CFD simulation and optimization of natural convection in a vertical annulus with nanofluids

Abstract

Numerical studies have been performed to examine the effect of base fluid, size, and constructive material of nanoparticles on natural convection heat transfer of nanofluids inside a vertical annulus using a finite volume method. The simulations are performed at a constant heat flux of 10,000 W/m2 and a volume fraction of nanoparticles of 0.03. Three controllable input parameters, i.e., size of nanoparticle (13 nm, 36 nm, and 59 nm), nanoparticles material (Copper, Aluminium oxide, and titanium dioxide), and base fluids (Water, Ethylene glycol, and Ethanol), were considered for the study. Their effect on four output responses, viz. heat transfer coefficient (HTC), Nusselt number (Nu), rate of mass flow (MFR), and Reynolds number (Re), was investigated using Taguchi's L27 orthogonal array. As a novelty, the study is further extended through Multi-response optimization.
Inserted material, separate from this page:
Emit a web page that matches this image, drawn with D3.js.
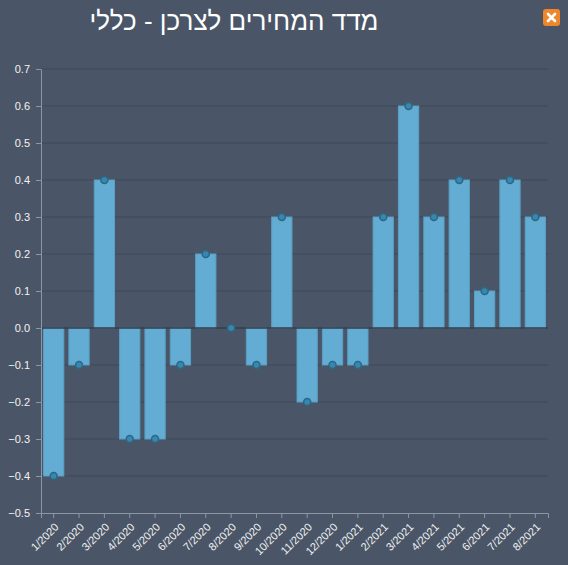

Two multi-criteria decision making (MCDM) methods namely Criteria Importance through Inter criteria Correlation (CRITIC) and weighted Aggregated Sum Product Assessment (WASPAS) are implemented to determine optimal setting of the input parameters that yield optimal multiple responses. The optimum combination of the input parameters, which maximizes the output responses simultaneously, is found as A2B1C1 (i.e., Particle size = 36 nm, constructive material of nanoparticles as copper, and base fluid as water). It is also concluded that the base fluids have the maximum influence on the heat transfer rate, followed by nanoparticle size and constructive materials.